The reason I bring this up is because Moonwalking brings up the fact that mnemonics tend to be how many people can remember all sorts of things. I subconsciously learned how they worked, interestingly enough, back in the 80s when listening to music. I realized that in listening to certain songs, I'd be reminded of certain specific memories. Most people do this, and use it as a tool of remembrance of sorts, but when I understood how this worked, that's when I started obsessing over music even more--I'd make all kinds of mixtapes for myself, and even a lot of my Flying Bohemian songs were mnemonic in their own way.

One of my many plans for 2012 is to get myself grounded again, and one the ways I'm doing that is returning to some of my older thought processes. Over the course of last year I'd started to notice how much I'd miss the logic connection (that is, "putting two and two together"), or when I'd catch myself not paying attention, or even losing my train of thought.
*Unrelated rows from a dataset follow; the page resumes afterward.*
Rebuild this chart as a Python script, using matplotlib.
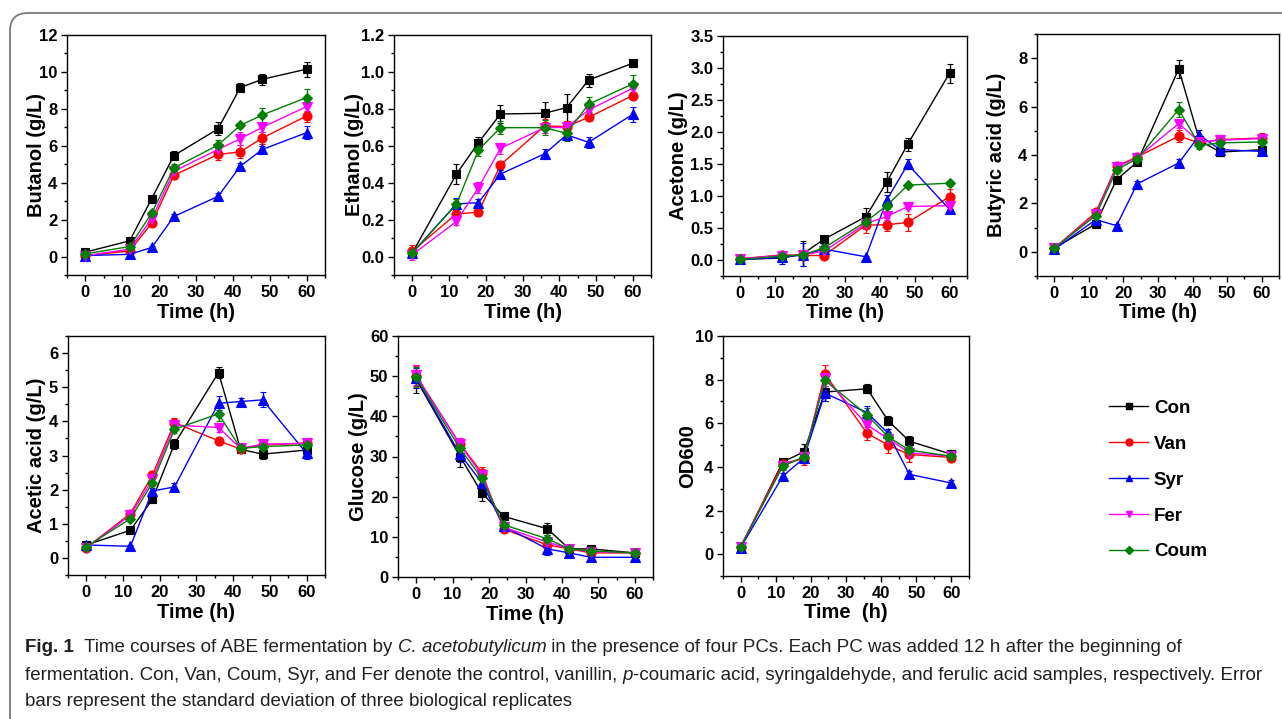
import matplotlib
matplotlib.use("Agg")
import matplotlib.pyplot as plt
from matplotlib.patches import FancyBboxPatch
from matplotlib.ticker import MultipleLocator, FormatStrFormatter
from matplotlib.lines import Line2D

# ---------------- data ----------------
time_h = [0, 12, 18, 24, 36, 42, 48, 60]
series_names = ["Con", "Van", "Syr", "Fer", "Coum"]

butanol = {
    "Con":  [0.24, 0.85, 3.14, 5.47, 6.92, 9.15, 9.60, 10.15],
    "Van":  [0.05, 0.30, 1.81, 4.40, 5.53, 5.67, 6.42, 7.61],
    "Syr":  [0.05, 0.12, 0.49, 2.17, 3.26, 4.89, 5.80, 6.71],
    "Fer":  [0.05, 0.40, 2.05, 4.62, 5.80, 6.38, 7.00, 8.12],
    "Coum": [0.15, 0.54, 2.36, 4.80, 6.04, 7.10, 7.67, 8.61],
}
butanol_err = {
    "Con":  [0.10, 0.10, 0.15, 0.25, 0.35, 0.25, 0.30, 0.40],
    "Van":  [0.05, 0.10, 0.15, 0.20, 0.30, 0.35, 0.30, 0.30],
    "Syr":  [0.05, 0.05, 0.10, 0.15, 0.20, 0.20, 0.20, 0.35],
    "Fer":  [0.05, 0.10, 0.15, 0.20, 0.30, 0.35, 0.25, 0.30],
    "Coum": [0.05, 0.10, 0.15, 0.20, 0.25, 0.15, 0.40, 0.45],
}

ethanol = {
    "Con":  [0.02, 0.446, 0.617, 0.772, 0.776, 0.807, 0.956, 1.047],
    "Van":  [0.03, 0.231, 0.240, 0.496, 0.707, 0.704, 0.754, 0.872],
    "Syr":  [0.02, 0.285, 0.292, 0.447, 0.556, 0.659, 0.619, 0.770],
    "Fer":  [0.01, 0.190, 0.373, 0.586, 0.698, 0.700, 0.794, 0.911],
    "Coum": [0.02, 0.283, 0.577, 0.698, 0.698, 0.668, 0.825, 0.935],
}
ethanol_err = {
    "Con":  [0.02, 0.055, 0.03, 0.05, 0.06, 0.075, 0.035, 0.02],
    "Van":  [0.03, 0.02, 0.02, 0.02, 0.04, 0.03, 0.02, 0.02],
    "Syr":  [0.02, 0.03, 0.02, 0.02, 0.025, 0.02, 0.03, 0.04],
    "Fer":  [0.03, 0.02, 0.03, 0.03, 0.03, 0.03, 0.02, 0.03],
    "Coum": [0.02, 0.03, 0.03, 0.035, 0.04, 0.04, 0.04, 0.05],
}

acetone = {
    "Con":  [0.01, 0.03, 0.10, 0.325, 0.677, 1.22, 1.81, 2.92],
    "Van":  [0.02, 0.08, 0.07, 0.07, 0.546, 0.55, 0.588, 0.99],
    "Syr":  [0.01, 0.04, 0.08, 0.17, 0.05, 0.94, 1.495, 0.79],
    "Fer":  [0.02, 0.07, 0.08, 0.14, 0.57, 0.68, 0.835, 0.85],
    "Coum": [0.01, 0.06, 0.08, 0.19, 0.60, 0.85, 1.17, 1.20],
}
acetone_err = {
    "Con":  [0.02, 0.02, 0.20, 0.03, 0.13, 0.15, 0.10, 0.15],
    "Van":  [0.02, 0.03, 0.03, 0.03, 0.12, 0.10, 0.13, 0.12],
    "Syr":  [0.02, 0.10, 0.18, 0.08, 0.02, 0.08, 0.08, 0.05],
    "Fer":  [0.02, 0.03, 0.03, 0.03, 0.08, 0.06, 0.04, 0.05],
    "Coum": [0.02, 0.03, 0.03, 0.04, 0.08, 0.05, 0.04, 0.04],
}

butyric = {
    "Con":  [0.15, 1.15, 2.98, 3.71, 7.56, 4.60, 4.12, 4.22],
    "Van":  [0.15, 1.63, 3.54, 3.92, 4.78, 4.50, 4.64, 4.70],
    "Syr":  [0.10, 1.33, 1.08, 2.81, 3.67, 4.82, 4.22, 4.15],
    "Fer":  [0.15, 1.55, 3.50, 3.89, 5.30, 4.54, 4.61, 4.68],
    "Coum": [0.15, 1.50, 3.39, 3.85, 5.88, 4.40, 4.50, 4.54],
}
butyric_err = {
    "Con":  [0.05, 0.05, 0.12, 0.10, 0.38, 0.15, 0.18, 0.15],
    "Van":  [0.05, 0.08, 0.15, 0.10, 0.25, 0.15, 0.20, 0.20],
    "Syr":  [0.05, 0.05, 0.08, 0.12, 0.18, 0.20, 0.15, 0.15],
    "Fer":  [0.05, 0.08, 0.12, 0.10, 0.20, 0.15, 0.15, 0.15],
    "Coum": [0.05, 0.08, 0.12, 0.10, 0.30, 0.15, 0.15, 0.15],
}

acetic = {
    "Con":  [0.38, 0.81, 1.72, 3.34, 5.43, 3.18, 3.04, 3.16],
    "Van":  [0.30, 1.30, 2.43, 3.96, 3.43, 3.19, 3.31, 3.36],
    "Syr":  [0.38, 0.34, 1.96, 2.08, 4.53, 4.58, 4.63, 3.06],
    "Fer":  [0.30, 1.25, 2.30, 3.89, 3.82, 3.21, 3.33, 3.36],
    "Coum": [0.33, 1.15, 2.20, 3.77, 4.22, 3.21, 3.26, 3.31],
}
acetic_err = {
    "Con":  [0.05, 0.05, 0.08, 0.15, 0.15, 0.12, 0.15, 0.12],
    "Van":  [0.05, 0.08, 0.12, 0.15, 0.12, 0.10, 0.15, 0.15],
    "Syr":  [0.05, 0.05, 0.10, 0.12, 0.20, 0.10, 0.22, 0.15],
    "Fer":  [0.05, 0.08, 0.10, 0.12, 0.12, 0.10, 0.12, 0.12],
    "Coum": [0.05, 0.08, 0.10, 0.12, 0.20, 0.10, 0.12, 0.12],
}

glucose = {
    "Con":  [49.2, 30.0, 21.0, 15.1, 12.0, 7.0, 7.0, 6.0],
    "Van":  [50.0, 33.1, 26.0, 11.9, 8.0, 7.0, 6.0, 6.0],
    "Syr":  [49.5, 30.6, 23.5, 12.6, 7.0, 6.0, 4.9, 4.9],
    "Fer":  [50.2, 33.0, 25.4, 12.4, 8.7, 7.0, 6.3, 6.0],
    "Coum": [49.7, 32.0, 24.6, 13.0, 9.5, 7.0, 6.5, 6.0],
}
glucose_err = {
    "Con":  [3.5, 2.5, 2.0, 0.5, 1.5, 0.5, 0.5, 0.5],
    "Van":  [2.5, 1.5, 1.3, 0.5, 1.0, 0.5, 0.5, 0.5],
    "Syr":  [2.5, 2.0, 1.5, 0.5, 1.5, 0.5, 0.5, 0.5],
    "Fer":  [2.5, 1.5, 1.3, 0.5, 1.0, 0.5, 0.5, 0.5],
    "Coum": [2.5, 2.0, 1.5, 0.5, 1.0, 0.5, 0.5, 0.5],
}

od600 = {
    "Con":  [0.30, 4.23, 4.69, 7.43, 7.58, 6.12, 5.18, 4.58],
    "Van":  [0.35, 4.15, 4.38, 8.26, 5.54, 5.00, 4.57, 4.43],
    "Syr":  [0.30, 3.57, 4.40, 7.38, 6.49, 5.54, 3.66, 3.26],
    "Fer":  [0.35, 4.05, 4.45, 8.08, 5.92, 5.30, 4.65, 4.49],
    "Coum": [0.32, 4.03, 4.46, 7.97, 6.38, 5.38, 4.77, 4.49],
}
od600_err = {
    "Con":  [0.10, 0.10, 0.35, 0.40, 0.20, 0.20, 0.25, 0.20],
    "Van":  [0.10, 0.15, 0.30, 0.40, 0.30, 0.35, 0.35, 0.20],
    "Syr":  [0.10, 0.15, 0.20, 0.35, 0.30, 0.20, 0.15, 0.15],
    "Fer":  [0.10, 0.15, 0.20, 0.35, 0.30, 0.20, 0.20, 0.20],
    "Coum": [0.10, 0.15, 0.20, 0.35, 0.30, 0.20, 0.20, 0.20],
}

# ---------------- style ----------------
W, H = 1282, 719
DPI = 100
FONT = ["Liberation Sans", "DejaVu Sans"]
plt.rcParams["font.family"] = FONT

colors = {"Con": "#000000", "Van": "#FF0000", "Syr": "#0000FF",
          "Fer": "#FF00FF", "Coum": "#008000"}
markers = {"Con": "s", "Van": "o", "Syr": "^", "Fer": "v", "Coum": "D"}
msizes = {"Con": 6, "Van": 6.5, "Syr": 6.5, "Fer": 6.5, "Coum": 5.5}

fig = plt.figure(figsize=(W / DPI, H / DPI), dpi=DPI)

# rounded frame
frame = FancyBboxPatch((10 / W, -20 / H), (W + 30) / W, (H - 13 + 20) / H,
                       boxstyle="round,pad=0,rounding_size=0.014",
                       transform=fig.transFigure, fill=False,
                       edgecolor="#7a7a7a", linewidth=1.3,
                       mutation_aspect=W / H, clip_on=False)
fig.patches.append(frame)


def px_axes(x0, x1, y0, y1):
    return fig.add_axes([x0 / W, (H - y1) / H, (x1 - x0) / W, (y1 - y0) / H])


panels = [
    # data, err, ylabel, xlabel, ylim, major, minor, fmt, rect, ylabel_x_px, xlabel_y_px
    (butanol, butanol_err, "Butanol (g/L)", "Time (h)", (-1, 12), 2, 1, "%d", (67, 325, 35, 275), 37, 313),
    (ethanol, ethanol_err, "Ethanol (g/L)", "Time (h)", (-0.1, 1.2), 0.2, 0.1, "%.1f", (394, 651, 35, 275), 354, 313),
    (acetone, acetone_err, "Acetone (g/L)", "Time (h)", (-0.25, 3.5), 0.5, 0.25, "%.1f", (723, 967, 36, 276), 678, 313),
    (butyric, butyric_err, "Butyric acid (g/L)", "Time (h)", (-1, 9), 2, 1, "%d", (1037, 1279, 34, 276), 996, 313),
    (acetic, acetic_err, "Acetic acid (g/L)", "Time (h)", (-0.5, 6.5), 1, 0.5, "%d", (68, 325, 336, 575), 37, 612),
    (glucose, glucose_err, "Glucose (g/L)", "Time (h)", (0, 60), 10, 5, "%d", (398, 653, 336, 577), 358, 614),
    (od600, od600_err, "OD600", "Time  (h)", (-1, 10), 2, 1, "%d", (723, 969, 336, 576), 688, 612),
]

for data, err, ylab, xlab, ylim, major, minor, fmt, rect, ylx, xly in panels:
    ax = px_axes(*rect)
    x0, x1, y0, y1 = rect
    for name in series_names:
        c = colors[name]
        ax.errorbar(time_h, data[name], yerr=err[name], color=c,
                    marker=markers[name], markersize=msizes[name],
                    linewidth=1.0, elinewidth=1.0, capsize=2.5,
                    capthick=1.0, markeredgewidth=0.8,
                    markeredgecolor=c, markerfacecolor=c)
    ax.set_xlim(-5, 65)
    ax.set_ylim(*ylim)
    ax.xaxis.set_major_locator(MultipleLocator(10))
    ax.xaxis.set_minor_locator(MultipleLocator(5))
    ax.yaxis.set_major_locator(MultipleLocator(major))
    ax.yaxis.set_minor_locator(MultipleLocator(minor))
    ax.yaxis.set_major_formatter(FormatStrFormatter(fmt))
    ax.tick_params(which="major", direction="out", length=4, width=1,
                   labelsize=12, pad=3)
    ax.tick_params(which="minor", direction="out", length=2.5, width=1)
    for lab in ax.get_xticklabels() + ax.get_yticklabels():
        lab.set_fontweight("bold")
    for sp in ax.spines.values():
        sp.set_linewidth(1.0)
    ax.set_ylabel(ylab, fontsize=14.5, fontweight="bold", va="center")
    ax.set_xlabel(xlab, fontsize=14.5, fontweight="bold", va="center")
    ax.yaxis.set_label_coords((ylx - x0) / (x1 - x0), 0.5)
    ax.xaxis.set_label_coords(0.5, -(xly - y1) / (y1 - y0))

# legend
handles = []
for name in series_names:
    handles.append(Line2D([], [], color=colors[name], marker=markers[name],
                          markersize=msizes[name] - 1.5, linewidth=1.0,
                          markerfacecolor=colors[name]))
fig.legend(handles, series_names, loc="upper left",
           bbox_to_anchor=(1092 / W, 1 - 383 / H), frameon=False,
           prop={"weight": "bold", "size": 13.5}, handlelength=2.1,
           labelspacing=1.0, handletextpad=0.3)

# caption
CAP_FONT = ["Liberation Sans Narrow", "Liberation Sans", "DejaVu Sans"]
cap_color = "#231f20"
renderer = fig.canvas.get_renderer()

line1 = [("Fig. 1", "bold", "normal"),
         ("  Time courses of ABE fermentation by ", "normal", "normal"),
         ("C. acetobutylicum", "normal", "italic"),
         (" in the presence of four PCs. Each PC was added 12 h after the beginning of", "normal", "normal")]
line2 = [("fermentation. Con, Van, Coum, Syr, and Fer denote the control, vanillin, ", "normal", "normal"),
         ("p", "normal", "italic"),
         ("-coumaric acid, syringaldehyde, and ferulic acid samples, respectively. Error", "normal", "normal")]
line3 = [("bars represent the standard deviation of three biological replicates", "normal", "normal")]


def draw_line(segments, y_px, size, x0=25, draw=True):
    x = x0
    arts = []
    for txt, wt, st in segments:
        t = fig.text(x / W, 1 - y_px / H, txt, fontsize=size, fontweight=wt,
                     fontstyle=st, family=CAP_FONT, color=cap_color,
                     va="center", ha="left")
        bb = t.get_window_extent(renderer)
        x = x + bb.width
        arts.append(t)
    if not draw:
        for a in arts:
            a.remove()
    return x


# fit caption size so that line 2 spans to ~1268 px
size = 12.0
end = draw_line(line2, 675, size, draw=False)
size = size * (1268 - 25) / (end - 25)
draw_line(line1, 648, size)
draw_line(line2, 675, size)
draw_line(line3, 702, size)

fig.savefig("out.png", dpi=DPI)
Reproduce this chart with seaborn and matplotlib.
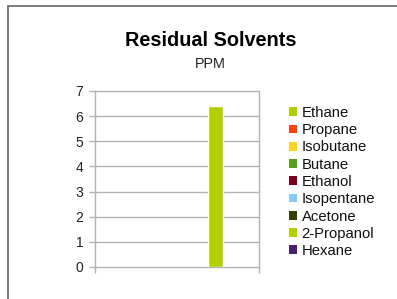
import matplotlib
matplotlib.use('Agg')
import matplotlib.pyplot as plt
import matplotlib.patches as mpatches
import seaborn as sns
import pandas as pd

# ------------------------
# Data
# ------------------------
solvents = ['Ethane', 'Propane', 'Isobutane', 'Butane', 'Ethanol',
            'Isopentane', 'Acetone', '2-Propanol', 'Hexane']
ppm = [0, 0, 0, 0, 0, 0, 0, 6.4, 0]
colors = ['#aecf00', '#ff420e', '#ffd320', '#579d1c', '#7e0021',
          '#83caff', '#314004', '#b2d000', '#4b1f6f']
group = ['PPM'] * len(solvents)

df = pd.DataFrame({'group': group, 'solvent': solvents, 'ppm': ppm})

# ------------------------
# Plotting
# ------------------------
sns.set_style('white')
plt.rcParams['font.family'] = ['Liberation Sans', 'DejaVu Sans']

fig = plt.figure(figsize=(3.97, 2.99), dpi=100)
ax = fig.add_axes([95 / 397, 1 - 267 / 299, 164 / 397, 176 / 299])

sns.barplot(data=df, x='group', y='ppm', hue='solvent', hue_order=solvents,
            palette=colors, width=0.84, gap=0, ax=ax, legend=False,
            saturation=1)

ax.set_xlim(-0.455, 0.545)
ax.set_ylim(0, 7)
ax.set_yticks(range(0, 8))
ax.set_xticks([-0.455, 0.545])
ax.set_xticklabels(['', ''])
ax.set_xlabel('')
ax.set_ylabel('')
ax.yaxis.grid(True, color='#b3b3b3', lw=1)
for gl in ax.get_ygridlines():
    gl.set_clip_on(False)
ax.set_axisbelow(True)
ax.tick_params(axis='y', length=4.5, width=1, color='#b3b3b3', pad=4,
               labelsize=10, labelcolor='#222222', left=True)
ax.tick_params(axis='x', length=4, width=1, color='#b3b3b3', bottom=True)
for side in ['top', 'bottom']:
    ax.spines[side].set_visible(False)
for side in ['left', 'right']:
    ax.spines[side].set_color('#b3b3b3')
    ax.spines[side].set_linewidth(1)

# Legend on the right
handles = [mpatches.Patch(facecolor=c, edgecolor='none') for c in colors]
fig.legend(handles, solvents, loc='center left',
           bbox_to_anchor=(289 / 397, 1 - 182 / 299), frameon=False,
           borderpad=0, borderaxespad=0, fontsize=10.7, handlelength=0.54,
           handleheight=0.54, handletextpad=0.3, labelspacing=0.22,
           labelcolor='#111111')

# Titles
fig.text(0.531, 1 - 41 / 299, 'Residual Solvents', ha='center',
         va='center', fontsize=14.3, weight='bold', color='black')
fig.text(0.531, 1 - 64.5 / 299, 'PPM', ha='center', va='center',
         fontsize=10.4, color='#222222')

# Outer frame (top and left only visible)
fig.patches.append(mpatches.Rectangle(
    (7.5 / 397, -0.1), 1.2, 1 - 5.5 / 299 + 0.1, transform=fig.transFigure,
    fill=False, edgecolor='#666666', lw=1.2))

fig.savefig('out.png', dpi=100)
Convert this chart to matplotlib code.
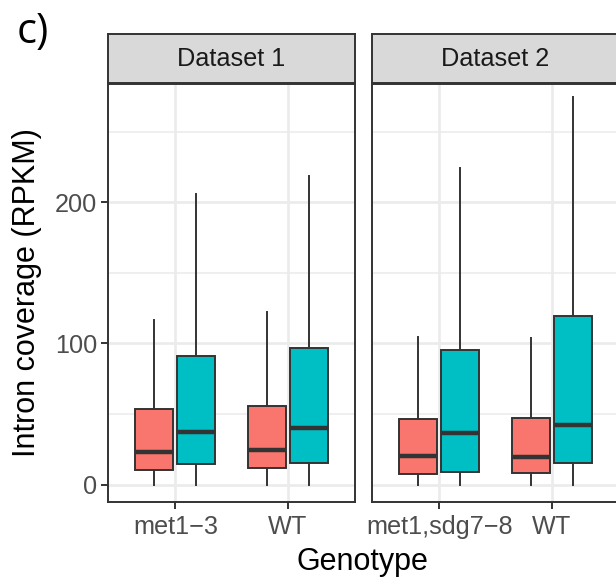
import matplotlib
matplotlib.use("Agg")
import matplotlib.pyplot as plt

plt.rcParams['font.family'] = ['Liberation Sans', 'DejaVu Sans']

# ---- data ----
panels = ["Dataset 1", "Dataset 2"]
genotypes = [["met1\u22123", "WT"], ["met1,sdg7\u22128", "WT"]]
groups = ["A", "B"]
fill_colors = ["#F8766D", "#00BFC4"]

# per panel, per genotype, per group: (lower whisker, q1, median, q3, upper whisker)
whislo = [[[0, 0], [0, 0]], [[0, 0], [0, 0]]]
q1 = [[[10.4, 14.9], [11.6, 15.6]], [[7.4, 9.0], [8.3, 15.4]]]
med = [[[23.4, 37.3], [24.8, 39.9]], [[20.1, 36.4], [19.6, 42.3]]]
q3 = [[[53.4, 91.1], [55.7, 96.6]], [[46.5, 95.2], [47.0, 119.3]]]
whishi = [[[116.4, 205.7], [122.5, 218.8]], [[104.8, 224.0], [103.7, 274.8]]]

y_ticks = [0, 100, 200]
y_minor = [50, 150, 250]
y_lim = (-12.5, 284.1)

W, H = 616, 584
fig = plt.figure(figsize=(W / 100, H / 100), dpi=100)

def fx(px):
    return px / W

def fy(py):
    return 1 - py / H

panel_left = [108, 372]
panel_w = 247
top, bottom = 83.5, 502.3
strip_top = 34.3
dark = "#333333"
grid_c = "#EBEBEB"
tick_fs = 18.2

for p in range(2):
    ax = fig.add_axes([fx(panel_left[p]), fy(bottom), fx(panel_w), (bottom - top) / H])
    ax.set_facecolor("white")
    ax.set_xlim(-0.6, 1.6)
    ax.set_ylim(*y_lim)
    # grid
    for yv in y_ticks:
        ax.axhline(yv, color=grid_c, lw=1.9, zorder=0)
    for yv in y_minor:
        ax.axhline(yv, color=grid_c, lw=1.1, zorder=0)
    for xv in range(len(genotypes[p])):
        ax.axvline(xv, color=grid_c, lw=1.9, zorder=0)
    stats, positions, colors = [], [], []
    for g in range(len(genotypes[p])):
        for k in range(len(groups)):
            stats.append(dict(whislo=whislo[p][g][k], q1=q1[p][g][k], med=med[p][g][k],
                              q3=q3[p][g][k], whishi=whishi[p][g][k], fliers=[]))
            positions.append(g + (k - 0.5) * 0.375)
            colors.append(fill_colors[k])
    bp = ax.bxp(stats, positions=positions, widths=0.3375, patch_artist=True,
                showfliers=False, showcaps=False,
                boxprops=dict(edgecolor=dark, linewidth=1.4),
                whiskerprops=dict(color=dark, linewidth=1.4),
                medianprops=dict(color=dark, linewidth=3.2, solid_capstyle='butt'),
                manage_ticks=False)
    for patch, c in zip(bp['boxes'], colors):
        patch.set_facecolor(c)
        patch.set_zorder(2)
    for ln in bp['whiskers']:
        ln.set_zorder(1.5)
    for ln in bp['medians']:
        ln.set_zorder(3)
    ax.set_xticks(range(len(genotypes[p])))
    ax.set_xticklabels(genotypes[p])
    ax.tick_params(axis='x', length=5, width=1.4, color=dark, labelsize=tick_fs,
                   labelcolor="#4D4D4D", pad=4.5)
    if p == 0:
        ax.set_yticks(y_ticks)
        ax.tick_params(axis='y', length=5, width=1.4, color=dark, labelsize=tick_fs,
                       labelcolor="#4D4D4D", pad=3)
    else:
        ax.set_yticks([])
    for s in ax.spines.values():
        s.set_color(dark)
        s.set_linewidth(1.4)
        s.set_zorder(5)
    # strip
    sax = fig.add_axes([fx(panel_left[p]), fy(top), fx(panel_w), (top - strip_top) / H])
    sax.set_facecolor("#D9D9D9")
    sax.set_xticks([])
    sax.set_yticks([])
    for s in sax.spines.values():
        s.set_color(dark)
        s.set_linewidth(1.4)
    sax.text(0.5, 0.5, panels[p], transform=sax.transAxes, ha='center', va='center',
             fontsize=tick_fs, color="#1A1A1A")

fig.text(fx(362.5), fy(570), "Genotype", ha='center', va='baseline', fontsize=22, color='black')
fig.text(fx(27), fy((top + bottom) / 2), "Intron coverage (RPKM)", ha='center', va='center',
         rotation=90, fontsize=22, color='black')
fig.text(fx(17), fy(43), "c)", ha='left', va='baseline', fontsize=30,
         family=['Open Sans', 'DejaVu Sans'], color='black')

fig.savefig("out.png", dpi=100, facecolor="white")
Like I said, I knew it wasn't a physical problem--it was a mental and emotional one. It was partly due to disconnecting from the stress and frustration of life, partly due to a long-standing habit of 'not getting involved' to different levels...a bunch of things. I realized it was time to change all that. Foer's book merely validated what I'd been thinking over the last few months.

This is going to be a long personal project, and one that will definitely take longer than just a year--this will take years, really. Undoing bad habits, relearning thought processes, all while learning new ones. But it's something I'm willing to try out, because I'm mentally and emotionally prepared to do it this time.